US hard rock band. It was formed in Seattle, Washington, in 1994 by former Nirvana drummer Dave Grohl (1969– ). Like Nirvana, Foo Fighters combine loud, abrasive guitars with the hooks and dynamics of classic pop, inspired by punk. Nirvana's influence was most apparent on Foo Fighters' debut, self-titled album, released in 1995, virtually independently written and performed by Grohl. Other albums revealed a more original sound and include The Color and the Shape (1997), There is Nothing Left to Lose (1999), One by One (2002), In Your Honor (2005), and Echoes, Silence, Patience & Grace (2007).

The group started with Grohl on guitar and vocals, Pat Smear (1959– ) on guitar, Nate Mendel (1968– ) on bass, and William Goldsmith (1972– ) on drums. Goldsmith left the band while recording their second album and was replaced by Taylor Hawkins (1972– ). Smear left the band after releasing their second album and was replaced by Franz Stahl (1962– ), who left in 1999, replaced by Chris Shiflett (1971– ).

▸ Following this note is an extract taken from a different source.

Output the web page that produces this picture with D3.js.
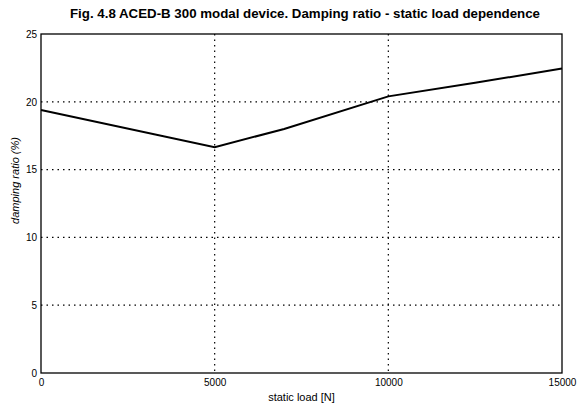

Three of the group's albums, There is Nothing Left to Lose, One by One, and Echoes, Silence, Patience & Grace, won Grammy awards for Best Rock Album.

Grohl was a member of the Washington, DC-based punk band Scream during the late 1980s. He began recording his own material, and much of this was used as the basis for Foo Fighters' first album. While a member of Foo Fighters he composed and performed the soundtrack for the film Touch (1997) and collaborated with the hard rock band Queens of the Stone Age. Foo Fighters hit singles include ‘This is a Call’ (1995), ‘Everlong’ (1997), ‘My Hero’ (1998), ‘Learn to Fly’ (1999), ‘All My Life’ (2002), ‘Best of You’ (2005), and ‘The Pretender’ (2007).